Your task is to copy the listing exactly. Drop any pictures from the copy.
>> Start
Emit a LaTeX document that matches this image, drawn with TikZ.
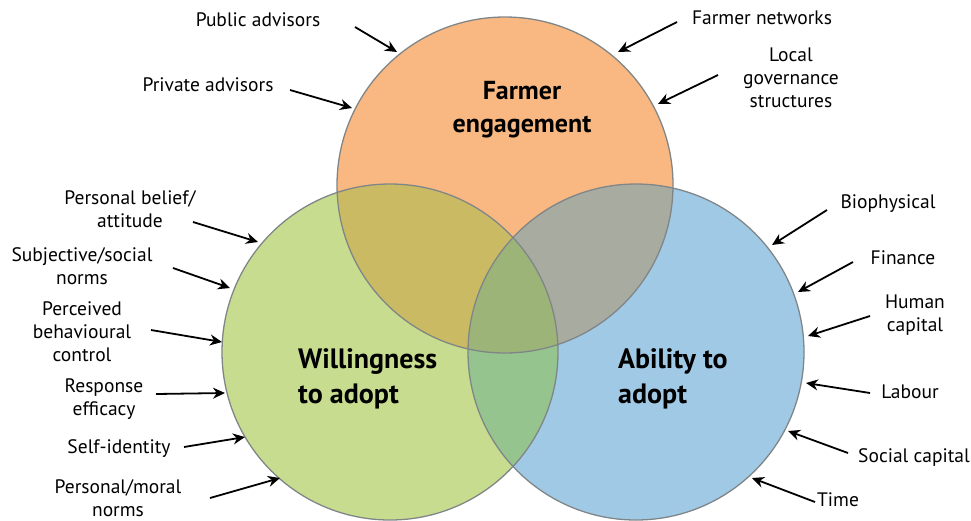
\documentclass[tikz,border=0pt]{standalone}
\usepackage{fontspec}
\setmainfont{PT Sans}
\usetikzlibrary{arrows.meta}
\definecolor{cor}{RGB}{249,184,129}
\definecolor{cgr}{RGB}{200,220,143}
\definecolor{cbl}{RGB}{160,201,229}
\definecolor{cog}{RGB}{201,186,99}
\definecolor{cob}{RGB}{167,171,160}
\definecolor{cgb}{RGB}{150,196,142}
\definecolor{call}{RGB}{156,180,120}
\definecolor{ringc}{RGB}{128,134,136}
\begin{document}
\begin{tikzpicture}[x=1pt,y=-1pt,
  lab/.style={align=center,font=\fontsize{19.5}{23}\selectfont,inner sep=0pt},
  big/.style={align=left,anchor=west,font=\fontsize{28}{35}\selectfont\bfseries,inner sep=0pt},
  arr/.style={-{Stealth[length=12pt,width=11pt]},line width=1.8pt},
  ring/.style={draw=ringc,line width=1.3pt}]
\useasboundingbox (0,0) rectangle (971,520);
\fill[white] (0,0) rectangle (971,520);
\coordinate (O) at (505,185);
\coordinate (G) at (390,352);
\coordinate (B) at (636,352);
% base fills
\fill[cor] (O) circle (168pt);
\fill[cgr] (G) circle (168pt);
\fill[cbl] (B) circle (168pt);
\begin{scope}
  \clip (O) circle (168pt);
  \fill[cog] (G) circle (168pt);
  \fill[cob] (B) circle (168pt);
\end{scope}
\begin{scope}
  \clip (G) circle (168pt);
  \fill[cgb] (B) circle (168pt);
  \clip (B) circle (168pt);
  \fill[call] (O) circle (168pt);
\end{scope}
\draw[ring] (O) circle (168pt);
\draw[ring] (G) circle (168pt);
\draw[ring] (B) circle (168pt);
% central titles
\node[big,align=center,anchor=center,font=\fontsize{26}{33}\selectfont\bfseries] (fe) at (522,110) {Farmer\\engagement};
\node[big] (wa) at (298,379) {Willingness\\to adopt};
\node[big] (aa) at (618,379) {Ability to\\adopt};
% labels
\node[lab] (pub) at (258,20) {Public advisors};
\node[lab] (pri) at (208,85) {Private advisors};
\node[lab] (fn) at (762,18) {Farmer networks};
\node[lab] (lg) at (791,78) {Local\\governance\\structures};
\node[lab] (pb) at (130,209) {Personal belief/\\attitude};
\node[lab] (sn) at (82,266) {Subjective/social\\norms};
\node[lab] (pc) at (82,332) {Perceived\\behavioural\\control};
\node[lab] (re) at (104,399) {Response\\efficacy};
\node[lab] (si) at (119,449) {Self-identity};
\node[lab] (pm) at (118,498) {Personal/moral\\norms};
\node[lab] (bio) at (888,204) {Biophysical};
\node[lab] (fin) at (903,258) {Finance};
\node[lab] (hc) at (915,315) {Human\\capital};
\node[lab] (lab) at (910,392) {Labour};
\node[lab] (sc) at (914,457) {Social capital};
\node[lab] (tim) at (838,500) {Time};
% arrow coordinates
\coordinate (s1) at (355,27);  \coordinate (e1) at (397,52);
\coordinate (s2) at (290,90);  \coordinate (e2) at (352,108);
\coordinate (s3) at (677,22);  \coordinate (e3) at (618,52);
\coordinate (s4) at (718,75);  \coordinate (e4) at (658,104);
\coordinate (s5) at (193,222); \coordinate (e5) at (258,242);
\coordinate (s6) at (173,268); \coordinate (e6) at (230,288);
\coordinate (s7) at (151,330); \coordinate (e7) at (222,342);
\coordinate (s8) at (156,394); \coordinate (e8) at (225,393);
\coordinate (s9) at (184,447); \coordinate (e9) at (245,437);
\coordinate (s10) at (210,498); \coordinate (e10) at (280,478);
\coordinate (s11) at (827,210); \coordinate (e11) at (772,245);
\coordinate (s12) at (853,262); \coordinate (e12) at (798,292);
\coordinate (s13) at (870,316); \coordinate (e13) at (808,336);
\coordinate (s14) at (870,393); \coordinate (e14) at (806,383);
\coordinate (s15) at (848,453); \coordinate (e15) at (788,431);
\coordinate (s16) at (815,502); \coordinate (e16) at (752,478);
\foreach \i in {1,...,16} {\draw[arr] (s\i) -- (e\i);}
\end{tikzpicture}
\end{document}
>> End
*Result*:
Emit a LaTeX document that matches this image, drawn with TikZ.
\documentclass[tikz,border=0pt]{standalone}
\usepackage{fontspec}
\setmainfont{PT Sans}
\usetikzlibrary{arrows.meta}
\definecolor{cor}{RGB}{249,184,129}
\definecolor{cgr}{RGB}{200,220,143}
\definecolor{cbl}{RGB}{160,201,229}
\definecolor{cog}{RGB}{201,186,99}
\definecolor{cob}{RGB}{167,171,160}
\definecolor{cgb}{RGB}{150,196,142}
\definecolor{call}{RGB}{156,180,120}
\definecolor{ringc}{RGB}{128,134,136}
\begin{document}
\begin{tikzpicture}[x=1pt,y=-1pt,
  lab/.style={align=center,font=\fontsize{19.5}{23}\selectfont,inner sep=0pt},
  big/.style={align=left,anchor=west,font=\fontsize{28}{35}\selectfont\bfseries,inner sep=0pt},
  arr/.style={-{Stealth[length=12pt,width=11pt]},line width=1.8pt},
  ring/.style={draw=ringc,line width=1.3pt}]
\useasboundingbox (0,0) rectangle (971,520);
\fill[white] (0,0) rectangle (971,520);
\coordinate (O) at (505,185);
\coordinate (G) at (390,352);
\coordinate (B) at (636,352);
% base fills
\fill[cor] (O) circle (168pt);
\fill[cgr] (G) circle (168pt);
\fill[cbl] (B) circle (168pt);
\begin{scope}
  \clip (O) circle (168pt);
  \fill[cog] (G) circle (168pt);
  \fill[cob] (B) circle (168pt);
\end{scope}
\begin{scope}
  \clip (G) circle (168pt);
  \fill[cgb] (B) circle (168pt);
  \clip (B) circle (168pt);
  \fill[call] (O) circle (168pt);
\end{scope}
\draw[ring] (O) circle (168pt);
\draw[ring] (G) circle (168pt);
\draw[ring] (B) circle (168pt);
% central titles
\node[big,align=center,anchor=center,font=\fontsize{26}{33}\selectfont\bfseries] (fe) at (522,110) {Farmer\\engagement};
\node[big] (wa) at (298,379) {Willingness\\to adopt};
\node[big] (aa) at (618,379) {Ability to\\adopt};
% labels
\node[lab] (pub) at (258,20) {Public advisors};
\node[lab] (pri) at (208,85) {Private advisors};
\node[lab] (fn) at (762,18) {Farmer networks};
\node[lab] (lg) at (791,78) {Local\\governance\\structures};
\node[lab] (pb) at (130,209) {Personal belief/\\attitude};
\node[lab] (sn) at (82,266) {Subjective/social\\norms};
\node[lab] (pc) at (82,332) {Perceived\\behavioural\\control};
\node[lab] (re) at (104,399) {Response\\efficacy};
\node[lab] (si) at (119,449) {Self-identity};
\node[lab] (pm) at (118,498) {Personal/moral\\norms};
\node[lab] (bio) at (888,204) {Biophysical};
\node[lab] (fin) at (903,258) {Finance};
\node[lab] (hc) at (915,315) {Human\\capital};
\node[lab] (lab) at (910,392) {Labour};
\node[lab] (sc) at (914,457) {Social capital};
\node[lab] (tim) at (838,500) {Time};
% arrow coordinates
\coordinate (s1) at (355,27);  \coordinate (e1) at (397,52);
\coordinate (s2) at (290,90);  \coordinate (e2) at (352,108);
\coordinate (s3) at (677,22);  \coordinate (e3) at (618,52);
\coordinate (s4) at (718,75);  \coordinate (e4) at (658,104);
\coordinate (s5) at (193,222); \coordinate (e5) at (258,242);
\coordinate (s6) at (173,268); \coordinate (e6) at (230,288);
\coordinate (s7) at (151,330); \coordinate (e7) at (222,342);
\coordinate (s8) at (156,394); \coordinate (e8) at (225,393);
\coordinate (s9) at (184,447); \coordinate (e9) at (245,437);
\coordinate (s10) at (210,498); \coordinate (e10) at (280,478);
\coordinate (s11) at (827,210); \coordinate (e11) at (772,245);
\coordinate (s12) at (853,262); \coordinate (e12) at (798,292);
\coordinate (s13) at (870,316); \coordinate (e13) at (808,336);
\coordinate (s14) at (870,393); \coordinate (e14) at (806,383);
\coordinate (s15) at (848,453); \coordinate (e15) at (788,431);
\coordinate (s16) at (815,502); \coordinate (e16) at (752,478);
\foreach \i in {1,...,16} {\draw[arr] (s\i) -- (e\i);}
\end{tikzpicture}
\end{document}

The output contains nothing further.